Review: FEAR ITSELF (2015){0}
Fear itself: not actually, as it turns out, the only thing to fear.
It starts (and ends) with a window. We are inside, in shadow, looking out – at a low angle, as though in a bed or on the floor – at the upper windows and roofs of the dusk- (or is it dawn-?)lit houses opposite in which, perhaps, similar people have similar prospects. It is an ordinary image of residential banality – but it also, with its its lack of context and its frame (the window) both focusing and occluding our view, an image that foregrounds the very act of seeing, and more importantly of seeing a reality beyond the darkness.
That, in essence, is also what Fear Itself strives to do. Critic Charlie Lyne’s debut Beyond Clueless (2014), a dreamy film essay on adolescence as it is filtered through (mostly Nineties) teen flicks, featured a disproportionate number of horror titles to hammer home its thesis, and here his love for the genre is given free rein as he teases out what films that exploit, amplify and excite our fears have to say about us. In other words, he is interested in that shadowy area where the framed fantasy ends and the reality begins. Accordingly, those opening and closing images of the window are the only ‘real’, contemporary shots that we see in the film – everything in between is ‘found footage’ lifted from an eclectic range of horror titles (all conveniently captioned for the terror trainspotter) to illustrate the narrator’s ruminations on fear.
Even the very identity of this narrator (voiced by Amy E. Watson) negotiates the territory between tall tales and true. For though she relates her horror viewing to her recent real-life experiences of a car accident and the loss of a loved one – much as she considers certain films in terms of their production history or their connection to real stories – she is in fact herself a fiction, her words and backstory the pure invention of Lyne. It is difficult to locate precisely where the truth lies, but then, that is also the case with the horror genre – or more broadly, with cinema itself – which though rooted (mostly) in make believe, elicits intellectual and emotional responses from the viewer that are real enough.
The first excerpted sequence in Fear Itself is the (slasher) film-within-a-film in Blow Out (1981) – itself a reimagining of Blow Up (1966) – which immediately places us in the reflective realm of metacinema. This is a film about film, and although it does not really aim to be frightening like the movies it shows and discusses, it nonetheless distinguishes itself from Beyond Clueless by including no short clips or rapid montages of scenes from different films, instead giving each clip time to breathe and build, so that the fear they are designed to evoke can become tangible, even at this contemplative remove.

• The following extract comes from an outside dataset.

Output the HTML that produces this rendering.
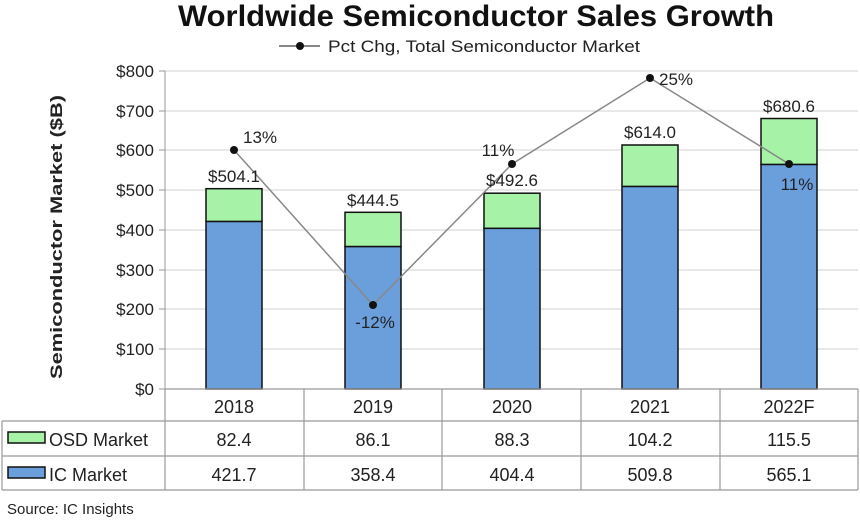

The 82 films pillaged here are richly varied. They come from all over the world, and cover the whole history of the horror genre (going back as far as 1922’s Nosferatu and 1923’s The Hunchback of Notre Dame) – and some are not obviously horror films at all, even if they form a neat part of Lyne’s argument. Few, for example, would claim Gravity (2013) as belonging to the genre, but its closing scene (shown here) does fit easily into a section on our atavistic anxieties about heights and primitive desire for groundedness. Fear is the key here, and films of any kind can provoke it.
As we learn more about the narrator, the selection of films to illustrate her commentary on fear becomes even more self-referential. After, for example, she has told a story about screaming at an insensitive stranger during her sister’s funeral, and related how later someone said that the outburst was “like another me”, we see a clip of murder from Alan Clarke’s Elephant (1989), which doubles, both in its title and in the cool objectivity of its content, Gus van Sant’s Elephant (2003), seen earlier in the film. “Like another me,” indeed. And in a discussion of the way that horror films can be desensitising and “after a while cease to have the same impact they once did”, a clip is shown of the young protagonist in Victor Erice’s The Spirit of the Beehive (1977) watching the very same scene from James Whale’s Frankenstein (1931) that Fear Itself had shown earlier.
“Let me assert my firm belief that the only thing to fear is fear itself,” declared Franklin D. Roosevelt, famously, at his first Presidential inauguration. Despite alluding to this is in his film’s title, Lyne’s conclusion, reached via a complicated free association of observations and anecdotes, is different: he (or at least his narrator) argues that what we have to fear, ultimately, is ourselves, and that it is this aspect of our all-too-human nature that horror both mirrors and manipulates.